The odds of getting 5 consecutive heads are 1/32. Realize, if your first 4 flips are "HHHT", not only does the first of 1000 flips fail, but the next 3 do as well. For this reason, you have to figure out the average length per trial.
How many "chances" do you get? On failed chances, you have these sequences:
T (1/2)
HT (1/4)
HHT (1/8)
HHHT (1/16)
HHHHT (1/32)
The remainder of successful sequences begin with HHHHH. For this question, I'm treating all such sequences as length 6, although you could compute an accurate length for this yourself.

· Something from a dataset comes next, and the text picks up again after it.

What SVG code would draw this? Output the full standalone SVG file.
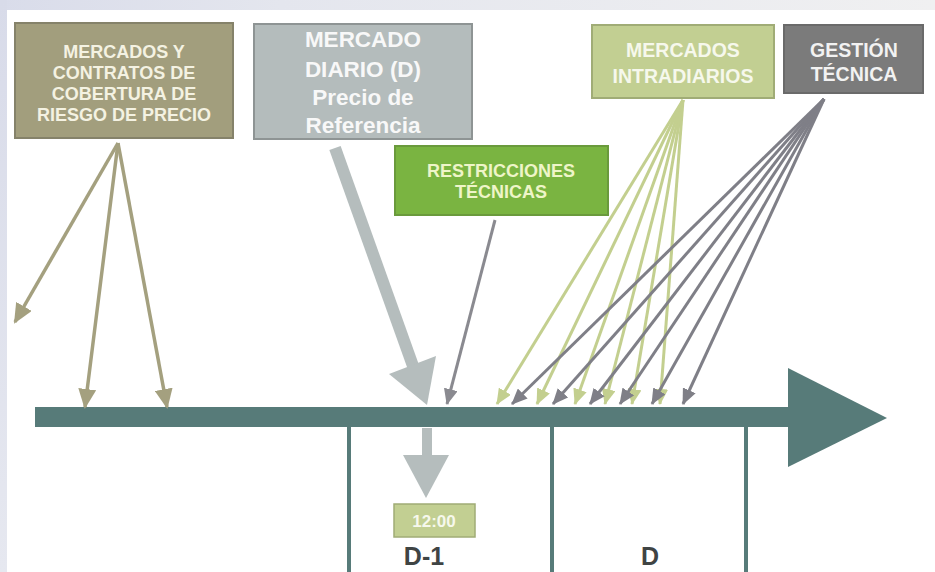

The average length of each "trial" is 1(0.5) + 2 (0.25) + 3 (0.125) + 4 (1/16) + 5 (1/32) + 6 (1/32)
or about 2.0. You have about 500 "trials" to "succeed".
If each trial succeeds 1/32 of the time, and you have 500 trials, the odds of succeeding in at least one trial is 1 - (1-1/32) ^ 500
The second term (1-1/32) ^ 500 is the odds of failing 500 consecutive times. This is close to 1.3x10e-7. It is very likely that you'll succeed once.
A lot of people misunderstand sequence testing. Another example would be using a streak of 32 flips. An unsophisticated bettor might assume that with a 1/32 chance, and 32 flips (or even 36 to finish his last "run"), he should get 1 success.
1-(1-1/32)^16 = 0.4
A more clever bettor, who does not appreciate sequence lengths might assume his odds are
1 - (1-1/32)^32 = 0.64
Either way, if you don't understand sequencing, and believe you should get 1 or .64 successes when the actual number is closer to 0.4, you're probably going to end up broke.